→ What to do: Transcribe the lines below verbatim, skipping the images.

→ Dataset excerpt:

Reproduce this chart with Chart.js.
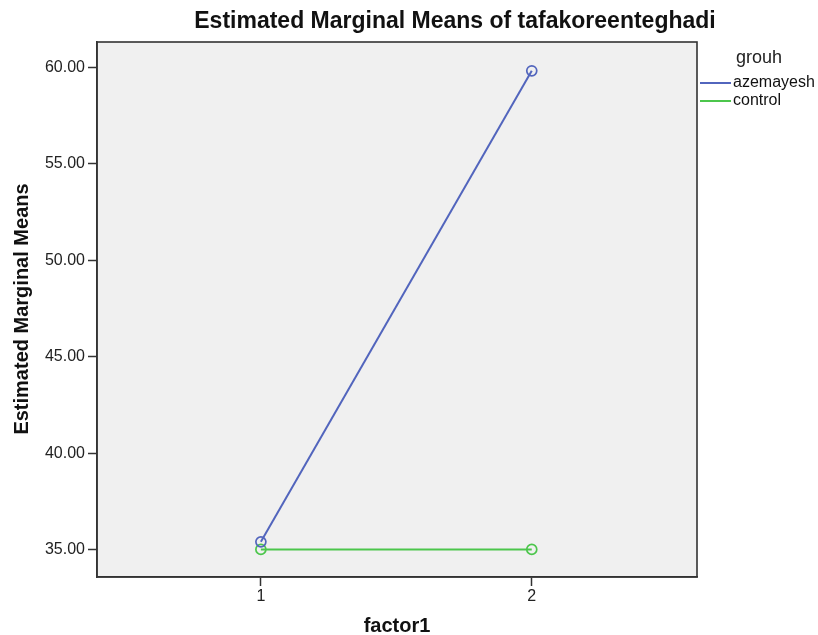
<!DOCTYPE html>
<html>
<head>
<meta charset="utf-8">
<script src="https://cdn.jsdelivr.net/npm/chart.js@4/dist/chart.umd.min.js"></script>
<style>
  html, body { margin: 0; padding: 0; background: #fff; }
  #wrap { width: 818px; height: 635px; }
</style>
</head>
<body>
<div id="wrap"><canvas id="emmChart" width="818" height="635"></canvas></div>
<script>
// values
const factorLevels = [1, 2];
const azemayesh = [35.42, 59.81];
const control = [35.03, 35.03];
const yTicks = [35, 40, 45, 50, 55, 60];
const groupNames = ['azemayesh', 'control'];
const groupColors = ['#5265bd', '#4cc64c'];

const FONT = '"Liberation Sans", Arial, sans-serif';

const toPoints = vals => factorLevels.map((x, i) => ({ x: x, y: vals[i] }));

const decorations = {
    id: 'decorations',
    beforeDraw(chart) {
        const { ctx, chartArea: a } = chart;
        ctx.save();
        ctx.fillStyle = '#f0f0f0';
        ctx.fillRect(a.left, a.top, a.right - a.left, a.bottom - a.top);
        ctx.restore();
    },
    afterDraw(chart) {
        const { ctx, chartArea: a } = chart;
        ctx.save();
        // box round the plot
        ctx.strokeStyle = '#333';
        ctx.lineWidth = 1.6;
        ctx.strokeRect(a.left, a.top, a.right - a.left, a.bottom - a.top);

        ctx.fillStyle = '#111';
        ctx.textBaseline = 'middle';

        // title
        ctx.font = 'bold 23px ' + FONT;
        ctx.textAlign = 'center';
        ctx.fillText('Estimated Marginal Means of tafakoreenteghadi', 455, 22);

        // x axis title
        ctx.font = 'bold 20px ' + FONT;
        ctx.fillText('factor1', (a.left + a.right) / 2, 626);

        // y axis title
        ctx.save();
        ctx.translate(22, 309);
        ctx.rotate(-Math.PI / 2);
        ctx.font = 'bold 20px ' + FONT;
        ctx.fillText('Estimated Marginal Means', 0, 0);
        ctx.restore();

        // legend
        ctx.textAlign = 'left';
        ctx.font = '18px ' + FONT;
        ctx.fillStyle = '#222';
        ctx.fillText('grouh', 736, 58);
        ctx.font = '16px ' + FONT;
        groupNames.forEach((name, i) => {
            const y = 83 + i * 18;
            ctx.strokeStyle = groupColors[i];
            ctx.lineWidth = 2;
            ctx.beginPath();
            ctx.moveTo(700, y);
            ctx.lineTo(731, y);
            ctx.stroke();
            ctx.fillStyle = '#111';
            ctx.fillText(name, 733, y);
        });
        ctx.restore();
    }
};

const ctx = document.getElementById('emmChart').getContext('2d');
new Chart(ctx, {
    type: 'line',
    data: {
        datasets: [azemayesh, control].map((vals, i) => ({
            label: groupNames[i],
            data: toPoints(vals),
            borderColor: groupColors[i],
            backgroundColor: 'transparent',
            borderWidth: 2,
            pointRadius: 5,
            pointBorderWidth: 1.7,
            pointBackgroundColor: 'transparent',
            pointBorderColor: groupColors[i],
            tension: 0
        }))
    },
    plugins: [decorations],
    options: {
        responsive: false,
        animation: false,
        devicePixelRatio: 1,
        layout: { padding: { left: 0, top: 42, right: 121, bottom: 0 } },
        plugins: {
            legend: { display: false },
            title: { display: false },
            tooltip: { enabled: false }
        },
        scales: {
            x: {
                type: 'linear',
                min: 0.395,
                max: 2.61,
                afterBuildTicks: s => { s.ticks = factorLevels.map(v => ({ value: v })); },
                afterFit: s => { s.height = 58; },
                grid: { drawOnChartArea: false, tickLength: 9, tickColor: '#333', tickWidth: 1.5 },
                border: { display: true, color: '#333', width: 1.6 },
                ticks: { color: '#222', padding: 1, font: { family: FONT, size: 16 }, callback: v => String(v) }
            },
            y: {
                min: 33.6,
                max: 61.3,
                afterBuildTicks: s => { s.ticks = yTicks.map(v => ({ value: v })); },
                afterFit: s => { s.width = 97; },
                grid: { drawOnChartArea: false, tickLength: 9, tickColor: '#333', tickWidth: 1.5 },
                border: { display: true, color: '#333', width: 1.6 },
                ticks: { color: '#222', padding: 3, font: { family: FONT, size: 16 }, callback: v => Number(v).toFixed(2) }
            }
        }
    }
});
</script>
</body>
</html>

→ Final answer:
Reproduce this chart with Chart.js.
<!DOCTYPE html>
<html>
<head>
<meta charset="utf-8">
<script src="https://cdn.jsdelivr.net/npm/chart.js@4/dist/chart.umd.min.js"></script>
<style>
  html, body { margin: 0; padding: 0; background: #fff; }
  #wrap { width: 818px; height: 635px; }
</style>
</head>
<body>
<div id="wrap"><canvas id="emmChart" width="818" height="635"></canvas></div>
<script>
// values
const factorLevels = [1, 2];
const azemayesh = [35.42, 59.81];
const control = [35.03, 35.03];
const yTicks = [35, 40, 45, 50, 55, 60];
const groupNames = ['azemayesh', 'control'];
const groupColors = ['#5265bd', '#4cc64c'];

const FONT = '"Liberation Sans", Arial, sans-serif';

const toPoints = vals => factorLevels.map((x, i) => ({ x: x, y: vals[i] }));

const decorations = {
    id: 'decorations',
    beforeDraw(chart) {
        const { ctx, chartArea: a } = chart;
        ctx.save();
        ctx.fillStyle = '#f0f0f0';
        ctx.fillRect(a.left, a.top, a.right - a.left, a.bottom - a.top);
        ctx.restore();
    },
    afterDraw(chart) {
        const { ctx, chartArea: a } = chart;
        ctx.save();
        // box round the plot
        ctx.strokeStyle = '#333';
        ctx.lineWidth = 1.6;
        ctx.strokeRect(a.left, a.top, a.right - a.left, a.bottom - a.top);

        ctx.fillStyle = '#111';
        ctx.textBaseline = 'middle';

        // title
        ctx.font = 'bold 23px ' + FONT;
        ctx.textAlign = 'center';
        ctx.fillText('Estimated Marginal Means of tafakoreenteghadi', 455, 22);

        // x axis title
        ctx.font = 'bold 20px ' + FONT;
        ctx.fillText('factor1', (a.left + a.right) / 2, 626);

        // y axis title
        ctx.save();
        ctx.translate(22, 309);
        ctx.rotate(-Math.PI / 2);
        ctx.font = 'bold 20px ' + FONT;
        ctx.fillText('Estimated Marginal Means', 0, 0);
        ctx.restore();

        // legend
        ctx.textAlign = 'left';
        ctx.font = '18px ' + FONT;
        ctx.fillStyle = '#222';
        ctx.fillText('grouh', 736, 58);
        ctx.font = '16px ' + FONT;
        groupNames.forEach((name, i) => {
            const y = 83 + i * 18;
            ctx.strokeStyle = groupColors[i];
            ctx.lineWidth = 2;
            ctx.beginPath();
            ctx.moveTo(700, y);
            ctx.lineTo(731, y);
            ctx.stroke();
            ctx.fillStyle = '#111';
            ctx.fillText(name, 733, y);
        });
        ctx.restore();
    }
};

const ctx = document.getElementById('emmChart').getContext('2d');
new Chart(ctx, {
    type: 'line',
    data: {
        datasets: [azemayesh, control].map((vals, i) => ({
            label: groupNames[i],
            data: toPoints(vals),
            borderColor: groupColors[i],
            backgroundColor: 'transparent',
            borderWidth: 2,
            pointRadius: 5,
            pointBorderWidth: 1.7,
            pointBackgroundColor: 'transparent',
            pointBorderColor: groupColors[i],
            tension: 0
        }))
    },
    plugins: [decorations],
    options: {
        responsive: false,
        animation: false,
        devicePixelRatio: 1,
        layout: { padding: { left: 0, top: 42, right: 121, bottom: 0 } },
        plugins: {
            legend: { display: false },
            title: { display: false },
            tooltip: { enabled: false }
        },
        scales: {
            x: {
                type: 'linear',
                min: 0.395,
                max: 2.61,
                afterBuildTicks: s => { s.ticks = factorLevels.map(v => ({ value: v })); },
                afterFit: s => { s.height = 58; },
                grid: { drawOnChartArea: false, tickLength: 9, tickColor: '#333', tickWidth: 1.5 },
                border: { display: true, color: '#333', width: 1.6 },
                ticks: { color: '#222', padding: 1, font: { family: FONT, size: 16 }, callback: v => String(v) }
            },
            y: {
                min: 33.6,
                max: 61.3,
                afterBuildTicks: s => { s.ticks = yTicks.map(v => ({ value: v })); },
                afterFit: s => { s.width = 97; },
                grid: { drawOnChartArea: false, tickLength: 9, tickColor: '#333', tickWidth: 1.5 },
                border: { display: true, color: '#333', width: 1.6 },
                ticks: { color: '#222', padding: 3, font: { family: FONT, size: 16 }, callback: v => Number(v).toFixed(2) }
            }
        }
    }
});
</script>
</body>
</html>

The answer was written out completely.